As you recall, I spent New Years Day freezing my…..fingers…off in the garden, and that would be just plain silly to go to all that trouble if we didn’t cook and eat those yummy greens and turnips, right? So here’s the promised post on how to cook greens and turnips! Don’t be afraid! They’ll be delicious. Frankly, I think greens and turnips get an awfully bad rap in the food world. I mean, be honest, when you think about turnips, don’t you have some vision of starving Russian peasants huddled around eating turnips because there’s nothing better to eat? Bah! Turnips have a delicious character all their own that deserves to be featured with their counterparts, the greens.
First, we’re going to start with about 2 pounds of fresh, mixed greens. These are turnip greens and mustard greens. Usually, I also add kale, tendergreens, and rutabaga greens, but frankly, I was ready to go inside and decided these would be enough. For Tony and I, this will make enough greens for about three meals. If you want to cook a huge stockpot of greens, you’ll need about six pounds of greens. My great-grandmother actually counted how many leaves it took to fill her stock pot, and tradition has it that she needed 900 leaves to feed her family. That’s a bit….odd….I admit. I just know that a full half-bushel basket is two pounds, and a large grocery sack also appears to be about two pounds. That’s good enough for me!
Next we’re going to toss all these greens into the sink and rinse them at least five times. Just put ‘em in the sink, run water over them, and work them like you would hand-washing laundry. After a few minutes, drain the water and start again. Our goal is to remove any dirt that splashed up onto the leaves and, to be honest, any bugs that might have hitch-hiked their way home with you. Keep washing them until you feel pretty confident about them. It doesn’t take long, and it’s also a good opportunity to pick out any large stems or yellowed leaves that you don’t want. [See our turnips nice and clean in the left sink? You're next, my pretties!]

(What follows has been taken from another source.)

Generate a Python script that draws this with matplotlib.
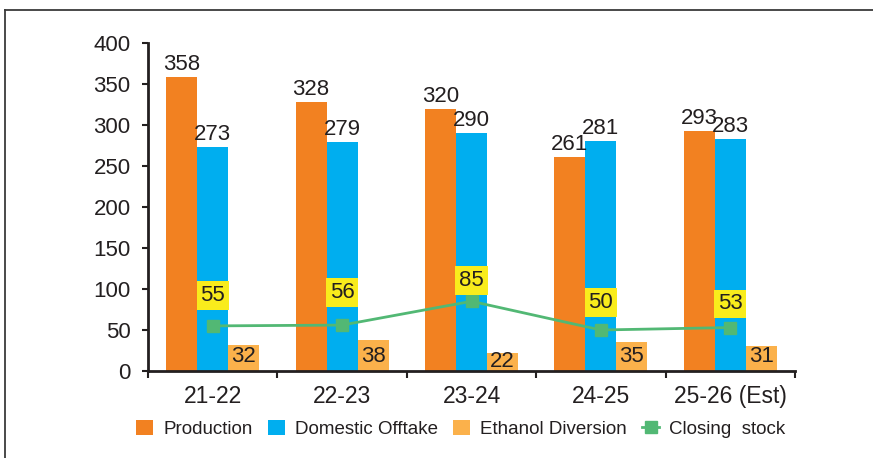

Once you’ve washed them thoroughly, you can cram these greens into a pot that’s half-filled with water and has about three tablespoons of oil in it. I like to use olive oil, but it doesn’t really matter. That’s right, cram as many leaves as will fit in there and jam the lid down on top. You can add the leaves in stages, and if you are cooking in a smaller pot, chances are that you’ll need to do so. You may also want to add salt, a hambone, bacon, an onion, peppers, or whatever flavor you think will be complementary. After that, just boil them down until you get all the greens in there and they are tender. This will take about 30-45 minutes.
Now, on to the turnips! While the greens are cooking, I’ve cut off the ends of the turnips. Next, I’ll peel them, being sure to remove all of the thick peeling, about 1/4 inch thick. You can use a vegetable peeler to remove thin layers, but I prefer to use a sharp knife and make quicker work of it. When that is finished, dice them up and put them in a pot with enough water to cover. Boil them for about half an hour, or until they are soft enough to pick up with a fork.
So, here’s our winter veggies, with their favorite companions, sweet potatos, the black-eyed peas, mini corn muffins, and smoked turkey sausage. Boy, was Tony surprised when he came home! I always try to cook him a few real dinners right before the semester starts, because goodness knows I won’t be much in the mood for cooking the first few weeks of school! The turnips are served with a bit of butter.
And here’s a little something to finish it off. Most of us eat greens with some kind of spicy condiment. Pictured here are homemade pepper sauce, made with the summer peppers, homemade chow-chow (also called piccalilli), and commercially produced pepper sauce. I’ve also known people to eat their greens with salsa, and would do so if I couldn’t get chow-chow, which is my favorite greens additive. [Chow-chow is a pickled cabbage, green tomato, and pepper chutney, usually made from the last bits of the summer garden.]
Now, I know I’m a lucky lucky girl to have access to all these fresh greens, but if you happen to live in a part of the country where they aren’t easy to come by, do not despair! Hie thee to your local grocery store and get a hold of these, but please, accept no substitutes. I’ve tasted a lot of canned greens in my time, and Glory Greens are the only ones that are an adequate substitute for fresh greens.
So, now you, too, have the secrets of greens and turnips at your disposal. You don’t have to spend one more unlucky, unprosperous year!
I hope you enjoyed this foray into my kitchen. I’m not a gourmet, by any means, and most evenings Tony is just lucky to get dinner. But I do enjoy a good bit of southern cooking once in awhile, just to remind my Georgia Boy that I’m still the Southern Belle he [thinks] he married.